▶ Requirement: Output every line exactly as written. Leave out pictures.

▶ Data excerpt:
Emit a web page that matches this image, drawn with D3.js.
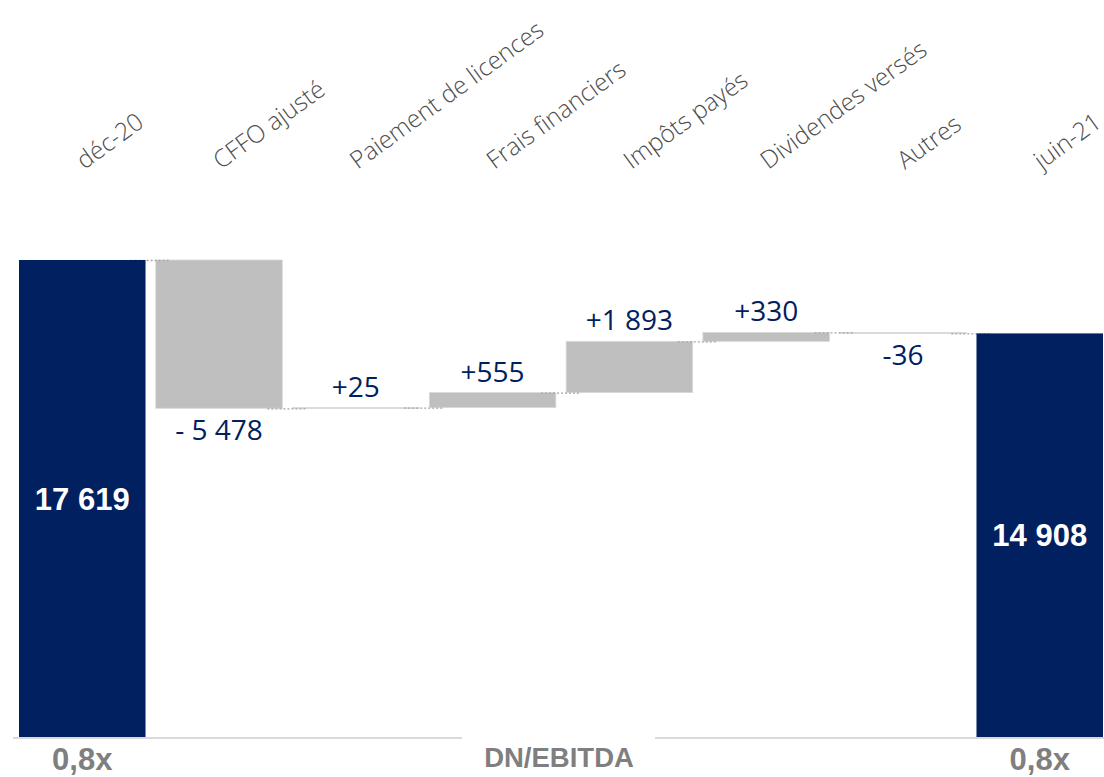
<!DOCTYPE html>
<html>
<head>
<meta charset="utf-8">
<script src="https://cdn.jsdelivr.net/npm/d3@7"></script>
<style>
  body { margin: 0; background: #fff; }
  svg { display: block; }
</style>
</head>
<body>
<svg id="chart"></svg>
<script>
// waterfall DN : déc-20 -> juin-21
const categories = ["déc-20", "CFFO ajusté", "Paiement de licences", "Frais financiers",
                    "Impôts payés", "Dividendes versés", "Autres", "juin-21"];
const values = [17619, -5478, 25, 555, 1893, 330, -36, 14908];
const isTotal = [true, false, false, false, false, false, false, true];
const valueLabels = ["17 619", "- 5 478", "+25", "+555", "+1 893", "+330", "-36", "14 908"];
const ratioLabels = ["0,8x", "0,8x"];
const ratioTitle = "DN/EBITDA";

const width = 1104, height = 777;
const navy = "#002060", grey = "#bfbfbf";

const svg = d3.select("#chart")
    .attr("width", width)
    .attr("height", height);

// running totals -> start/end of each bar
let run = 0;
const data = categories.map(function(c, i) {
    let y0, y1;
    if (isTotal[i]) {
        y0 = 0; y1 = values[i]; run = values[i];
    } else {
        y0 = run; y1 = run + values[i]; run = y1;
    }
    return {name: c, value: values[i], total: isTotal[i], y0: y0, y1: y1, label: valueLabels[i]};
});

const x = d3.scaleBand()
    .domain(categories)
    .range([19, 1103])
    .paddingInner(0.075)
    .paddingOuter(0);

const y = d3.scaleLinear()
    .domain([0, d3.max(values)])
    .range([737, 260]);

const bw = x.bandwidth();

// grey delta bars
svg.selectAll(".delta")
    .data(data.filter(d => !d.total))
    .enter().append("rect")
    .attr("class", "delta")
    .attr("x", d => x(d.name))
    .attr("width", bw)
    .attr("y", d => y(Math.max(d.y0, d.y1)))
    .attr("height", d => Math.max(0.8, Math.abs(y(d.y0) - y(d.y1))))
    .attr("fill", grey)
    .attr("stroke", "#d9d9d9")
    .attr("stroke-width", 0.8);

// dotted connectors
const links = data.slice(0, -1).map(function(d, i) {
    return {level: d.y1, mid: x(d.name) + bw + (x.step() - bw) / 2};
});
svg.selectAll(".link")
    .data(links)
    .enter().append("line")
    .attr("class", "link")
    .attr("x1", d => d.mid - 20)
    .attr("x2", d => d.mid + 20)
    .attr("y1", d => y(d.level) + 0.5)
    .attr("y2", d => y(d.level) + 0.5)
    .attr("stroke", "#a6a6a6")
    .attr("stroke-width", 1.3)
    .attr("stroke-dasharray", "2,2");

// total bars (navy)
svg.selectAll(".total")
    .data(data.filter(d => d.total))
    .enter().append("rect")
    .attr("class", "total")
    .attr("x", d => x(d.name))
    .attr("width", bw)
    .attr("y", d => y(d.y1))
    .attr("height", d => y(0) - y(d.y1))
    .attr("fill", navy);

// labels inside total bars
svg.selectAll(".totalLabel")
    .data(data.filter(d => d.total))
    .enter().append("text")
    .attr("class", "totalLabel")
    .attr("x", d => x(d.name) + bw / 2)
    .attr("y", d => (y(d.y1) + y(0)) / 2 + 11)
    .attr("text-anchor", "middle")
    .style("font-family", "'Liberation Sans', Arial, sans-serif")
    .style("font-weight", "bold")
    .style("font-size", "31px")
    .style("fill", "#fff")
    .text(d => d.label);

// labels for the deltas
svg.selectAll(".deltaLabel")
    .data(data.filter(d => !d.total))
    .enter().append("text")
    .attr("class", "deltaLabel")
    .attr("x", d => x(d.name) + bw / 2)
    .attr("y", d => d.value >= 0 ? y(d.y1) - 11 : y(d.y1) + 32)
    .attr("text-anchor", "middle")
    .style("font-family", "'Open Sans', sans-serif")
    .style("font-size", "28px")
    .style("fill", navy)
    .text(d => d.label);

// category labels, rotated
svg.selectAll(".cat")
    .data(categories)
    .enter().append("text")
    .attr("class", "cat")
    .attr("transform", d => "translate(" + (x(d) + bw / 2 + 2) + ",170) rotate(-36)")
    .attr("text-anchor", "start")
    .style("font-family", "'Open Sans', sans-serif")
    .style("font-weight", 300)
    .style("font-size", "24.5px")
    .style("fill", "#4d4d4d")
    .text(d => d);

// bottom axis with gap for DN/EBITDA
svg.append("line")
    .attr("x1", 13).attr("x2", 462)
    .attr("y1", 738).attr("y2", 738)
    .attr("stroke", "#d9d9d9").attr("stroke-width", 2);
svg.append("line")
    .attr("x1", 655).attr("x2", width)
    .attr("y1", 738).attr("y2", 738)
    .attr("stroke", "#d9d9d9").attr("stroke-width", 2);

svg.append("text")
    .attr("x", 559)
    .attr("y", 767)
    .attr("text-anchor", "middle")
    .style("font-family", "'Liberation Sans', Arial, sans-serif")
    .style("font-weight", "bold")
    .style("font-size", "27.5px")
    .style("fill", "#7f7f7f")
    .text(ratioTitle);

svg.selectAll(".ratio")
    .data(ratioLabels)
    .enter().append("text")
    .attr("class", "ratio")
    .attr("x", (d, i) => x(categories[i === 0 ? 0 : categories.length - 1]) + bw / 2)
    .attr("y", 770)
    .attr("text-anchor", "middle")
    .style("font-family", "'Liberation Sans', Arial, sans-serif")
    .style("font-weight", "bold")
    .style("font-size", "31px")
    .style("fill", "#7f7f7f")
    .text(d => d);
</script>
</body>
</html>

▶ The answer:
Emit a web page that matches this image, drawn with D3.js.
<!DOCTYPE html>
<html>
<head>
<meta charset="utf-8">
<script src="https://cdn.jsdelivr.net/npm/d3@7"></script>
<style>
  body { margin: 0; background: #fff; }
  svg { display: block; }
</style>
</head>
<body>
<svg id="chart"></svg>
<script>
// waterfall DN : déc-20 -> juin-21
const categories = ["déc-20", "CFFO ajusté", "Paiement de licences", "Frais financiers",
                    "Impôts payés", "Dividendes versés", "Autres", "juin-21"];
const values = [17619, -5478, 25, 555, 1893, 330, -36, 14908];
const isTotal = [true, false, false, false, false, false, false, true];
const valueLabels = ["17 619", "- 5 478", "+25", "+555", "+1 893", "+330", "-36", "14 908"];
const ratioLabels = ["0,8x", "0,8x"];
const ratioTitle = "DN/EBITDA";

const width = 1104, height = 777;
const navy = "#002060", grey = "#bfbfbf";

const svg = d3.select("#chart")
    .attr("width", width)
    .attr("height", height);

// running totals -> start/end of each bar
let run = 0;
const data = categories.map(function(c, i) {
    let y0, y1;
    if (isTotal[i]) {
        y0 = 0; y1 = values[i]; run = values[i];
    } else {
        y0 = run; y1 = run + values[i]; run = y1;
    }
    return {name: c, value: values[i], total: isTotal[i], y0: y0, y1: y1, label: valueLabels[i]};
});

const x = d3.scaleBand()
    .domain(categories)
    .range([19, 1103])
    .paddingInner(0.075)
    .paddingOuter(0);

const y = d3.scaleLinear()
    .domain([0, d3.max(values)])
    .range([737, 260]);

const bw = x.bandwidth();

// grey delta bars
svg.selectAll(".delta")
    .data(data.filter(d => !d.total))
    .enter().append("rect")
    .attr("class", "delta")
    .attr("x", d => x(d.name))
    .attr("width", bw)
    .attr("y", d => y(Math.max(d.y0, d.y1)))
    .attr("height", d => Math.max(0.8, Math.abs(y(d.y0) - y(d.y1))))
    .attr("fill", grey)
    .attr("stroke", "#d9d9d9")
    .attr("stroke-width", 0.8);

// dotted connectors
const links = data.slice(0, -1).map(function(d, i) {
    return {level: d.y1, mid: x(d.name) + bw + (x.step() - bw) / 2};
});
svg.selectAll(".link")
    .data(links)
    .enter().append("line")
    .attr("class", "link")
    .attr("x1", d => d.mid - 20)
    .attr("x2", d => d.mid + 20)
    .attr("y1", d => y(d.level) + 0.5)
    .attr("y2", d => y(d.level) + 0.5)
    .attr("stroke", "#a6a6a6")
    .attr("stroke-width", 1.3)
    .attr("stroke-dasharray", "2,2");

// total bars (navy)
svg.selectAll(".total")
    .data(data.filter(d => d.total))
    .enter().append("rect")
    .attr("class", "total")
    .attr("x", d => x(d.name))
    .attr("width", bw)
    .attr("y", d => y(d.y1))
    .attr("height", d => y(0) - y(d.y1))
    .attr("fill", navy);

// labels inside total bars
svg.selectAll(".totalLabel")
    .data(data.filter(d => d.total))
    .enter().append("text")
    .attr("class", "totalLabel")
    .attr("x", d => x(d.name) + bw / 2)
    .attr("y", d => (y(d.y1) + y(0)) / 2 + 11)
    .attr("text-anchor", "middle")
    .style("font-family", "'Liberation Sans', Arial, sans-serif")
    .style("font-weight", "bold")
    .style("font-size", "31px")
    .style("fill", "#fff")
    .text(d => d.label);

// labels for the deltas
svg.selectAll(".deltaLabel")
    .data(data.filter(d => !d.total))
    .enter().append("text")
    .attr("class", "deltaLabel")
    .attr("x", d => x(d.name) + bw / 2)
    .attr("y", d => d.value >= 0 ? y(d.y1) - 11 : y(d.y1) + 32)
    .attr("text-anchor", "middle")
    .style("font-family", "'Open Sans', sans-serif")
    .style("font-size", "28px")
    .style("fill", navy)
    .text(d => d.label);

// category labels, rotated
svg.selectAll(".cat")
    .data(categories)
    .enter().append("text")
    .attr("class", "cat")
    .attr("transform", d => "translate(" + (x(d) + bw / 2 + 2) + ",170) rotate(-36)")
    .attr("text-anchor", "start")
    .style("font-family", "'Open Sans', sans-serif")
    .style("font-weight", 300)
    .style("font-size", "24.5px")
    .style("fill", "#4d4d4d")
    .text(d => d);

// bottom axis with gap for DN/EBITDA
svg.append("line")
    .attr("x1", 13).attr("x2", 462)
    .attr("y1", 738).attr("y2", 738)
    .attr("stroke", "#d9d9d9").attr("stroke-width", 2);
svg.append("line")
    .attr("x1", 655).attr("x2", width)
    .attr("y1", 738).attr("y2", 738)
    .attr("stroke", "#d9d9d9").attr("stroke-width", 2);

svg.append("text")
    .attr("x", 559)
    .attr("y", 767)
    .attr("text-anchor", "middle")
    .style("font-family", "'Liberation Sans', Arial, sans-serif")
    .style("font-weight", "bold")
    .style("font-size", "27.5px")
    .style("fill", "#7f7f7f")
    .text(ratioTitle);

svg.selectAll(".ratio")
    .data(ratioLabels)
    .enter().append("text")
    .attr("class", "ratio")
    .attr("x", (d, i) => x(categories[i === 0 ? 0 : categories.length - 1]) + bw / 2)
    .attr("y", 770)
    .attr("text-anchor", "middle")
    .style("font-family", "'Liberation Sans', Arial, sans-serif")
    .style("font-weight", "bold")
    .style("font-size", "31px")
    .style("fill", "#7f7f7f")
    .text(d => d);
</script>
</body>
</html>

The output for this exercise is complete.